Но Иванов не остановился даже и на этой второй ступени своего развития. В 1857 и 1858 годах он замышлял еще что-то новое, двигался еще вперед. В Германии, Лондоне и Петербурге он рассказывал близким по душе и уму людям, что уже не может останавливаться долее на одной религиозной живописи. Конечно, он не думал совсем оставить в стороне эту последнюю. Всего лучше это доказывается, например, тем, что, придя ко мне, в 1858 году, незадолго до смерти своей, в Публичную библиотеку, он меня просил показать ему Есе, какие мне только известны, достовернейшие и древнейшие изображения Христа на мозаиках, фресках и других монументах, — причем, скажу мимоходом, оказалось, что он уже давным-давно все существующее в этом роде знает лучше меня.
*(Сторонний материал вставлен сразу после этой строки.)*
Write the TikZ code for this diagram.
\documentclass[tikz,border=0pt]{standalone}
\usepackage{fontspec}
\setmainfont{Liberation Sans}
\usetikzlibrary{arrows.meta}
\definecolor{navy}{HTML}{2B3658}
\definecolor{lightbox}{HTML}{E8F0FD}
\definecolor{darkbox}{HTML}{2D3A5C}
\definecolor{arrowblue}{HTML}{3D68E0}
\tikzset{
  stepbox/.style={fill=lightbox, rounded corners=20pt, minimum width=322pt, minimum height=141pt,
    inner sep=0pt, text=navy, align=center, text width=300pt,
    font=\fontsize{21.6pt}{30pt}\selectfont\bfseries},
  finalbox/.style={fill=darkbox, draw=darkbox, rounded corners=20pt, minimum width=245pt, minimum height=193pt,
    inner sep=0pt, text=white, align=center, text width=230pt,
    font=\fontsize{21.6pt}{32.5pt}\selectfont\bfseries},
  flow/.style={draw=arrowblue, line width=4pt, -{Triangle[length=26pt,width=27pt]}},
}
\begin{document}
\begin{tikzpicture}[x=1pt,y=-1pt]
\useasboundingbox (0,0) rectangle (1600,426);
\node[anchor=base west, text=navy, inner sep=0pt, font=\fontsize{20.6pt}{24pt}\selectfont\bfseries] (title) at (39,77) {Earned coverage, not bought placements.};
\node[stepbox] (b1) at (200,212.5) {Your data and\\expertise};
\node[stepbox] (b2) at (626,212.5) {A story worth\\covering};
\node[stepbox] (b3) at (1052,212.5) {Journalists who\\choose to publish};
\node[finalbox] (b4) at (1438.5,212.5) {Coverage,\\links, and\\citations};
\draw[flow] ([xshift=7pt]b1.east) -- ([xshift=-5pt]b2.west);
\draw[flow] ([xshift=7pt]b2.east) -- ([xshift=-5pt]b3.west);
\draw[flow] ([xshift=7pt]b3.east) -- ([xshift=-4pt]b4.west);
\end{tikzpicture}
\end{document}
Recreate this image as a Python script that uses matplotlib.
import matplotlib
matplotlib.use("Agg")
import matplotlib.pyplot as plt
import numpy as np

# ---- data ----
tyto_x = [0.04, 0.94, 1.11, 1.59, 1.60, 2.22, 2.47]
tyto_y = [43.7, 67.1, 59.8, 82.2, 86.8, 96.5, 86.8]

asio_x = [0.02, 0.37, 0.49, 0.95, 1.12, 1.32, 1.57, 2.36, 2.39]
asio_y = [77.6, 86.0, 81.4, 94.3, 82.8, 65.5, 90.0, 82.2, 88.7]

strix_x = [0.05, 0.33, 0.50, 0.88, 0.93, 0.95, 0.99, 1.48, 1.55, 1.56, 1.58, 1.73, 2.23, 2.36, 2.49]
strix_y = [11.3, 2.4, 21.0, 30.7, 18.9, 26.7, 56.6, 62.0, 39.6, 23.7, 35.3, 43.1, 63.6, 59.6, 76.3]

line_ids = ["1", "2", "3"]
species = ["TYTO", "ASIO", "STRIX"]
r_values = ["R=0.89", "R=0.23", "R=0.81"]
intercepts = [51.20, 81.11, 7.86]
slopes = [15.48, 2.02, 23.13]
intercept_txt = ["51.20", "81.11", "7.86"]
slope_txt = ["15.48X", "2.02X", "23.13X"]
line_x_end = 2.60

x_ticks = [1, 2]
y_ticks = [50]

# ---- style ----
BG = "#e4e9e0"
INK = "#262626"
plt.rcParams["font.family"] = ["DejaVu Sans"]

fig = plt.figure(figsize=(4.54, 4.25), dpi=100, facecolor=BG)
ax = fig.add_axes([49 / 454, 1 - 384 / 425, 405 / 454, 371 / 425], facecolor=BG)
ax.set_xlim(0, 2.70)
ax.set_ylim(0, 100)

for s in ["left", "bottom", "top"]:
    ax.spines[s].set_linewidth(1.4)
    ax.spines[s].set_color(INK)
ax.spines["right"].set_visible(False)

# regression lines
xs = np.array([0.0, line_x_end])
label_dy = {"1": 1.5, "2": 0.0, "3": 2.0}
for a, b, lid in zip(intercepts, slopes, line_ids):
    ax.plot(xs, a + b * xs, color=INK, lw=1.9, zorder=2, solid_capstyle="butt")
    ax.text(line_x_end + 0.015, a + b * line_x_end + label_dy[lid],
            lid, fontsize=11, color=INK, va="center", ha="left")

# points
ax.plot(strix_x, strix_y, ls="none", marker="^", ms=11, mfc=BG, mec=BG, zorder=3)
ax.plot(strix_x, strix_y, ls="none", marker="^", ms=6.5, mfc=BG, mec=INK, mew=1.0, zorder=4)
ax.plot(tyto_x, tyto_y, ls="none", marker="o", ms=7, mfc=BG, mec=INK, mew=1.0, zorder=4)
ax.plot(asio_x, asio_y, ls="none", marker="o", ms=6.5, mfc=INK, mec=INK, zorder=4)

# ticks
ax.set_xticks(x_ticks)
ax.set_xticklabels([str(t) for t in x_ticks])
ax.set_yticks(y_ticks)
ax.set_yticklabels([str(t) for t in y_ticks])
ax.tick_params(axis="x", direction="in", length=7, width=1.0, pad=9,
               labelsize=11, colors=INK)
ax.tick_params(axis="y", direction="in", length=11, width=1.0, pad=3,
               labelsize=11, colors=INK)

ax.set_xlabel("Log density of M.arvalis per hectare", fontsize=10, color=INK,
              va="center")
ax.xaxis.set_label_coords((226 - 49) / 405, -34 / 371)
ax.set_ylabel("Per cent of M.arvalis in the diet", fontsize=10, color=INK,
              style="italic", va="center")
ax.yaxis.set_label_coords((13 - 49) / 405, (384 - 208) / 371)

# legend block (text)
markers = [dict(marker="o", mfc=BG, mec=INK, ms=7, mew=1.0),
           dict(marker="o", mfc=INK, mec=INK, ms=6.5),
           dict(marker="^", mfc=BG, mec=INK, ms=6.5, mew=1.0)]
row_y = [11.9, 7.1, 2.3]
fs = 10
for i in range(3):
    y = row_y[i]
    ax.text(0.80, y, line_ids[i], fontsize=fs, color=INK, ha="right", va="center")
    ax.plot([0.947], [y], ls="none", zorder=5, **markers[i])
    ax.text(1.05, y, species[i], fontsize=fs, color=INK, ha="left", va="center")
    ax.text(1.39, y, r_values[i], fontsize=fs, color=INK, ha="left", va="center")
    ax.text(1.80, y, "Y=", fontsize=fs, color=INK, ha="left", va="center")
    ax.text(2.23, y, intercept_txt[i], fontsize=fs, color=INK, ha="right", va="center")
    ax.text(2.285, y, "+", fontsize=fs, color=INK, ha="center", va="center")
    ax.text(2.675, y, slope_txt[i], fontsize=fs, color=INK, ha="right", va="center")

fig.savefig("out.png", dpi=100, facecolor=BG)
Притом же, в этом самом 1858 году из Петербурга Иванов все-таки собирался поехать в Палестину, в Иерусалим; наконец, он тогда же говорил, что из евангелия „преимущественно берет свои сюжеты искусство“ (биография, стр. XXXII). Нет, Иванов оставлял за собою, несомненно, и религиозную живопись, и напрасно он считал, что утратил всю прежнюю свою веру и не видит более выхода. Напрасно — это доказывают его собственные слова: „Я мучусь о том, что не могу формулировать искусством, не могу воплотить мое новое воззрение, а до старого касаться я считаю преступным“, — прибавлял он с жаром (биография, стр. XXIII). Кто касаться до старого считает преступным, тот, ясно, с этим старым не разорвал, а ищет только для него новую формулу. Иванов, весь век занятый библией, не мог же вдруг с нею совершенно расстаться — разрывы со всем прежним в возрасте более чем пятидесятилетнем не проходят безнаказанно, они могут быть только смертельны. Но Иванов не падал и не умирал, он своей веры не терял: он сохранял за собой все старое, но шел вперед и забирал по дороге громадные новые задачи. Он только намерен был не приносить долее в жертву религии все остальные сюжеты и задачи, подобно тому, как он делал это до тех пор.
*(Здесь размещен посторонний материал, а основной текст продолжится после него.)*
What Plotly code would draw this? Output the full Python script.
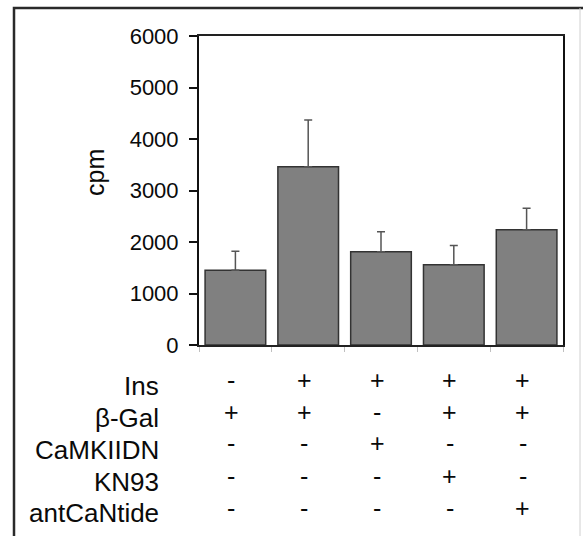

„Идея нового искусства, — говорил он в Петербурге, в 1858 году, — сообразно с современными понятиями и потребностями, до сих пор еще не вполне прояснилась во мне. Я должен еще долго и неусыпно трудиться над развитием своих понятий — раньше того я не начну производить новые картины“ (биография, стр. XXXI). Конечно, мудрено и дерзко отгадывать душу художника, когда он и сам не мог дать себе ясного отчета в ее горячем стремлении; но все-таки, мне кажется, некоторые места из писем Иванова дают нам возможность до некоторой степени понять, куда направился бы его талант, останься Иванов жив и примись он, наконец, за те „новые“ картины, о которых он рассказывал еще в 1858 году. Еще в начале 1837 года Иванов писал Обществу поощрения художников: „Если я и сверстники мои не будем счастливы, то следующее за нами поколение пробьет себе непременно столбовую дорогу к славе русской, и потомки увидят, вместо „Чуда больсенского“, „Аттилы, побеждаемого благословением папы“ — блестящие эпохи из всемирной и отечественной истории, исполненные со всеми точностями антикварскими, столь нужными в настоящем веке“. В другом месте он объявлял, в 1858 году, что вполне одного мнения с публикой, которая, будучи не вполне довольна его большой картиной, требует „живого воскрешения древнего мира“. Вот чем он думал, вот чем он надеялся, повидимому, заменить прежние сюжеты и задачи рафаэлевские: „Чудо больсенское“, „Аттилу, побеждаемого благословением папским“, — воскрешением прежнего мира, воскрешением блестящих эпох всемирной и отечественной истории. Долго ему мешала в этом исключительно религиозная живопись, вложенная в него патриархальным семейством, старым Петербургом александровского времени и Академией. Но пришла такая минута, что приклеенная чужими руками шелуха лопнула и отвалилась, и Иванов потянулся жадным взором и рукой к тому, что составляло, в продолжение всей жизни его, весь интерес, всю жажду и стремление его ума — великие события всемирной и отечественной истории. И на этом новом пути он предсказывал успех, если не самому себе, то другим, будущим русским художникам, „готовящимся на большой путь искусства живописного“. Вот каковы были замыслы Иванова, вот каково было чудное, свежее, энергическое настроение этого пятидесятидвухлетнего человека, старого годами, но молодого духом, как никто из всех его товарищей!